Remscheid Schüler berichten von ihrer Odyssee

Remscheid · Literaturkurse des Ernst-Moritz-Arndt-Gymnasiums zeigen imposantes Film- und Theaterprojekt zum Thema "Flucht".

 Wenn alle Habseligkeiten in einen Müllsack passen. Szenen aus der Premiere von "Flucht" in der Aula der EMA.

Wenn alle Habseligkeiten in einen Müllsack passen. Szenen aus der Premiere von "Flucht" in der Aula der EMA.

Foto: Jürgen Moll

Wenn Schüler des Ernst-Moritz-Arndt-Gymnasiums (EMA) zum Theaterabend einladen, dann darf der Besucher etwas Besonderes erwarten. Die Schule hat sehr gute Theaterpädagogen. Nicht nur, dass Schüler jeder Jahrgangsstufe stark auf der Bühne agieren, sie bearbeiten auch komplizierte Themen mit einer beeindruckenden Reife und Klarsicht.

Das Thema des aktuellen Abends hieß "Flucht". Doch was die Besucher erwartete, überraschte. Zwei Literaturkurse, ein identisches Thema, unterschiedliche Vorgehensweisen, verschiedene Medien. Die einen drehten Kurzfilme, die anderen entwarfen ein Theaterstück.

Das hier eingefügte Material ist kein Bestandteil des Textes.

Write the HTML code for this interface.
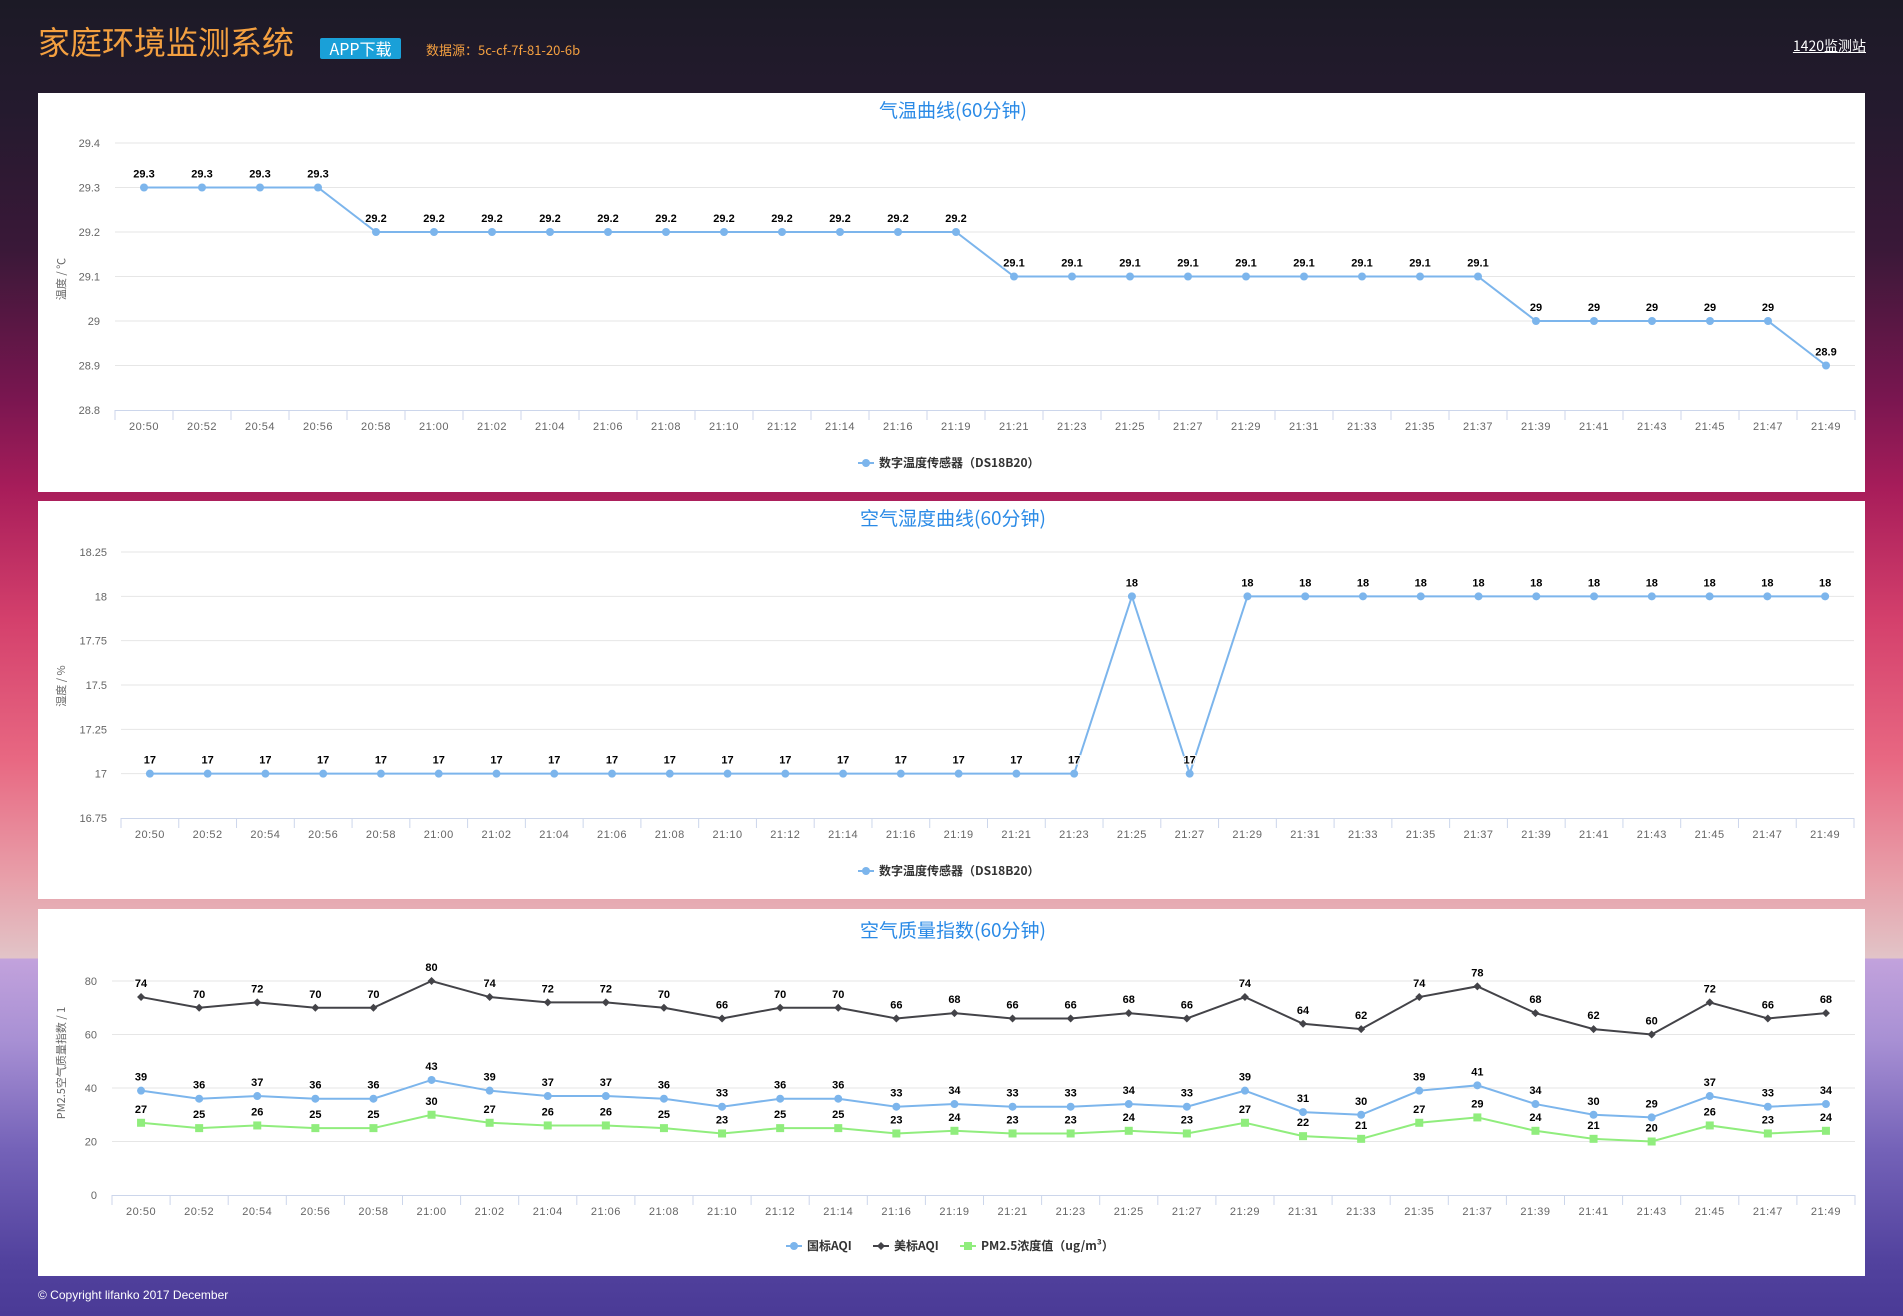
<!DOCTYPE html>
<html><head><meta charset="utf-8"><style>
html,body{margin:0;padding:0;}
body{width:1903px;height:1316px;position:relative;overflow:hidden;font-family:"Liberation Sans","Noto Sans CJK SC",sans-serif;
background:linear-gradient(180deg,#1c1a26 0px,#241a2e 110px,#3a1838 250px,#7a1650 400px,#a81d5a 490px,#d4406c 620px,#e86882 760px,#e8a0aa 880px,#e2c0c4 950px,#e2c4c8 958px,#c2a2dc 959px,#a890d4 1040px,#7462b8 1150px,#52429e 1260px,#4a3a96 1316px);}
.panel{position:absolute;left:38px;width:1827px;background:#fff;}
#title{position:absolute;left:38px;top:18px;font-size:32px;color:#f4a040;font-family:"Noto Sans CJK SC",sans-serif;}
#app{position:absolute;left:320px;top:38px;width:81px;height:21px;background:#1aa0d8;color:#fff;font-size:16px;line-height:21px;text-align:center;border-radius:2px;font-family:"Noto Sans CJK SC",sans-serif;}
#src{position:absolute;left:426px;top:40px;font-size:13px;color:#f4a040;font-family:"Noto Sans CJK SC",sans-serif;}
#link{position:absolute;right:37px;top:36px;font-size:14px;color:#fff;text-decoration:underline;font-family:"Noto Sans CJK SC",sans-serif;}
#foot{position:absolute;left:38px;top:1288px;font-size:12px;color:#fff;}
svg{position:absolute;left:0;top:0;}
</style></head><body>
<div id="title">家庭环境监测系统</div>
<div id="app">APP下载</div>
<div id="src">数据源：5c-cf-7f-81-20-6b</div>
<div id="link">1420监测站</div>
<div class="panel" style="top:93px;height:399px"></div>
<div class="panel" style="top:501px;height:398px"></div>
<div class="panel" style="top:909px;height:367px"></div>
<div id="foot">© Copyright lifanko 2017 December</div>
<svg id="svg" width="1903" height="1316"></svg>
<script>
const categories=["20:50","20:52","20:54","20:56","20:58","21:00","21:02","21:04","21:06","21:08","21:10","21:12","21:14","21:16","21:19","21:21","21:23","21:25","21:27","21:29","21:31","21:33","21:35","21:37","21:39","21:41","21:43","21:45","21:47","21:49"];
const tempValues=[29.3,29.3,29.3,29.3,29.2,29.2,29.2,29.2,29.2,29.2,29.2,29.2,29.2,29.2,29.2,29.1,29.1,29.1,29.1,29.1,29.1,29.1,29.1,29.1,29,29,29,29,29,28.9];
const tempTicks=[28.8,28.9,29,29.1,29.2,29.3,29.4];
const humValues=[17,17,17,17,17,17,17,17,17,17,17,17,17,17,17,17,17,18,17,18,18,18,18,18,18,18,18,18,18,18];
const humTicks=[16.75,17,17.25,17.5,17.75,18,18.25];
const cnAqi=[39,36,37,36,36,43,39,37,37,36,33,36,36,33,34,33,33,34,33,39,31,30,39,41,34,30,29,37,33,34];
const usAqi=[74,70,72,70,70,80,74,72,72,70,66,70,70,66,68,66,66,68,66,74,64,62,74,78,68,62,60,72,66,68];
const pm25=[27,25,26,25,25,30,27,26,26,25,23,25,25,23,24,23,23,24,23,27,22,21,27,29,24,21,20,26,23,24];
const aqiTicks=[0,20,40,60,80];

const NS="http://www.w3.org/2000/svg";
const svg=document.getElementById('svg');
function mk(tag,attrs,parent,text){const e=document.createElementNS(NS,tag);for(const k in attrs)e.setAttribute(k,attrs[k]);if(text!==undefined)e.textContent=text;(parent||svg).appendChild(e);return e;}

function chart(o){
  const g=mk('g',{});
  
  
  const n=categories.length, bw=(o.x1-o.x0)/n;
  const xs=i=>o.x0+bw*(i+0.5);
  const ys=v=>o.yB-(v-o.vmin)/(o.vmax-o.vmin)*(o.yB-o.yT);
  const t=mk('text',{x:953,y:o.titleY,'text-anchor':'middle','font-size':19,fill:'#2a8ae6','font-family':'"Noto Sans CJK SC",sans-serif'},g,o.title);
  
  
  o.ticks.forEach((v,i)=>{
    if(i>0){const l=mk('line',{x1:o.x0,x2:o.x1,y1:ys(v),y2:ys(v),stroke:'#e6e6e6','stroke-width':1},g);
    
    }
    const tl=mk('text',{x:o.labX,y:ys(v)+4,'text-anchor':'end','font-size':11,fill:'#666'},g,String(v));
    
    
  });
  const ax=mk('line',{x1:o.x0,x2:o.x1,y1:o.yB+0.5,y2:o.yB+0.5,stroke:'#ccd6eb'},g);
  
  
  for(let i=0;i<=n;i++){const tk=mk('line',{x1:o.x0+bw*i,x2:o.x0+bw*i,y1:o.yB,y2:o.yB+10,stroke:'#ccd6eb'},g);
    
    }
  categories.forEach((c,i)=>{const tl=mk('text',{x:xs(i),y:o.yB+20,'text-anchor':'middle','font-size':11,fill:'#666','letter-spacing':'0.5'},g,c);
    
    });
  const yt=mk('text',{x:0,y:0,'text-anchor':'middle','font-size':11,fill:'#666',transform:`translate(${o.ytX},${o.ytY}) rotate(-90)`,'font-family':'"Noto Sans CJK SC",sans-serif'},g,o.yTitle);
  
  
  o.series.forEach(s=>{
    const pts=s.data.map((v,i)=>xs(i)+','+ys(v)).join(' ');
    const pl=mk('polyline',{points:pts,fill:'none',stroke:s.color,'stroke-width':2},g);
    
    
    s.data.forEach((v,i)=>{
      const x=xs(i),y=ys(v);let m;
      if(s.marker==='circle')m=mk('circle',{cx:x,cy:y,r:4,fill:s.color},g);
      else if(s.marker==='diamond')m=mk('path',{d:`M${x} ${y-4}L${x+4} ${y}L${x} ${y+4}L${x-4} ${y}Z`,fill:s.color},g);
      else m=mk('rect',{x:x-4,y:y-4,width:8,height:8,fill:s.color},g);
      
      
      const dl=mk('text',{x:x,y:y-10,'text-anchor':'middle','font-size':11,'font-weight':'bold',fill:'#000',stroke:'#fff','stroke-width':2,'paint-order':'stroke'},g,String(v));
      
      
    });
  });
  let lx=o.legendX;
  o.series.forEach(s=>{
    const lg=mk('g',{},g);
    
    
    mk('line',{x1:lx,x2:lx+16,y1:o.legendY-4,y2:o.legendY-4,stroke:s.color,'stroke-width':2},lg);
    const x=lx+8,y=o.legendY-4;
    if(s.marker==='circle')mk('circle',{cx:x,cy:y,r:4,fill:s.color},lg);
    else if(s.marker==='diamond')mk('path',{d:`M${x} ${y-4}L${x+4} ${y}L${x} ${y+4}L${x-4} ${y}Z`,fill:s.color},lg);
    else mk('rect',{x:x-4,y:y-4,width:8,height:8,fill:s.color},lg);
    mk('text',{x:lx+21,y:o.legendY,'font-size':12,'font-weight':'bold',fill:'#333','font-family':'"Noto Sans CJK SC",sans-serif'},lg,s.label);
    lx+=21+s.lw;
  });
}
chart({name:'temperature-chart',title:'气温曲线(60分钟)',titleY:117,x0:115,x1:1855,yT:143,yB:410,vmin:28.8,vmax:29.4,ticks:tempTicks,labX:100,
  yTitle:'温度 / ℃',ytX:65,ytY:279,legendX:858,legendY:467,
  series:[{key:'temperature',data:tempValues,color:'#7cb5ec',marker:'circle',label:'数字温度传感器（DS18B20）',lw:160}]});
chart({name:'humidity-chart',title:'空气湿度曲线(60分钟)',titleY:525,x0:121,x1:1854,yT:552,yB:818,vmin:16.75,vmax:18.25,ticks:humTicks,labX:107,
  yTitle:'湿度 / %',ytX:65,ytY:686,legendX:858,legendY:875,
  series:[{key:'humidity',data:humValues,color:'#7cb5ec',marker:'circle',label:'数字温度传感器（DS18B20）',lw:160}]});
chart({name:'aqi-chart',title:'空气质量指数(60分钟)',titleY:937,x0:112,x1:1855,yT:981,yB:1195,vmin:0,vmax:80,ticks:aqiTicks,labX:97,
  yTitle:'PM2.5空气质量指数 / 1',ytX:65,ytY:1063,legendX:786,legendY:1250,
  series:[{key:'cn-aqi',data:cnAqi,color:'#7cb5ec',marker:'circle',label:'国标AQI',lw:66},
          {key:'us-aqi',data:usAqi,color:'#434348',marker:'diamond',label:'美标AQI',lw:66},
          {key:'pm25',data:pm25,color:'#90ed7d',marker:'square',label:'PM2.5浓度值（ug/m³）',lw:150}]});
</script>
</body></html>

Beide völlig unabhängig voneinander, beide auf ihre eigene Art schlüssig. Die einen arbeiteten mit Humor, stellten das Thema Flucht nicht in den aktuell politischen Kontext, sondern kreierten einen Stummfilm in schwarz-weiß, bei dem es um einen betrügerischen Pokerspieler geht, der vor den Gegenspielern fliehen muss. Die Besucher feierten die Kurzfilme, einige wie kleine Krimis aufgebaut, andere als eine Art Dokumentation, wo es beispielsweise um ein Outing ging, um die Flucht nach vorne, vor der konservativen Familie und der strengen Gesellschaft. Auch klassische Gedichte, über Flucht und Heimat setzten die Schüler in kleinen, professionell anmutenden Filmen um.

Danach folgte die Theatergruppe und sorgte beim ohnehin schon verblüfften Publikum für Verwirrung. Nach einer kurzen Pause versuchten die Besucher wie gewöhnlich die Aula zu betreten, doch Schüler in gelben Warnwesten, verteilten Zettel mit Nummern und nicht zu entziffernden Schriftzügen. In fremder Sprache, vermutlich Arabisch, teilten sie Männer und Frauen verschiedene Eingangstüren zu. Jeder musste sich nun einen neuen Sitzplatz suchen, der mit der Zahl auf dem Handzettel übereinstimmte. Das Publikum reagierte einerseits amüsiert - jeder wusste, es ist Teil der Show -; doch das Gefühl von Hilflosigkeit und Ungewissheit, was nun folgen würde, konnte nicht so leicht unterdrückt werden.

Das war gewollt, denn die Zuschauer sollten sich wie Flüchtlinge fühlen. Das ganze Stück über versetzten sich die Schüler in Flüchtende, die alles zurücklassen müssen auf ihrem schweren Weg ausgebeutet werden, versuchen ihr Leben zu retten, um am Ziel, in der vermeintlichen Sicherheit, zu spüren zu bekommen, dass sie nicht gewollt werden. Das Stück war gespickt mit sarkastischen Szenen über die deutsche Bürokratie. Gänsehautmomente gab es, als Schüler der "One-World-Class", der Seiteneinsteigerklasse der EMA, von ihrer Flucht aus Syrien, Iran und Afghanistan erzählten.

Ein lange nachwirkender Abend mit tollen Darstellern.

Nächste Gelegenheit, das Programm zusehen, ist schon heute Abend (Freitag 24.06), um 19 Uhr in der Aula der EMA, Elberfelder Straße 48.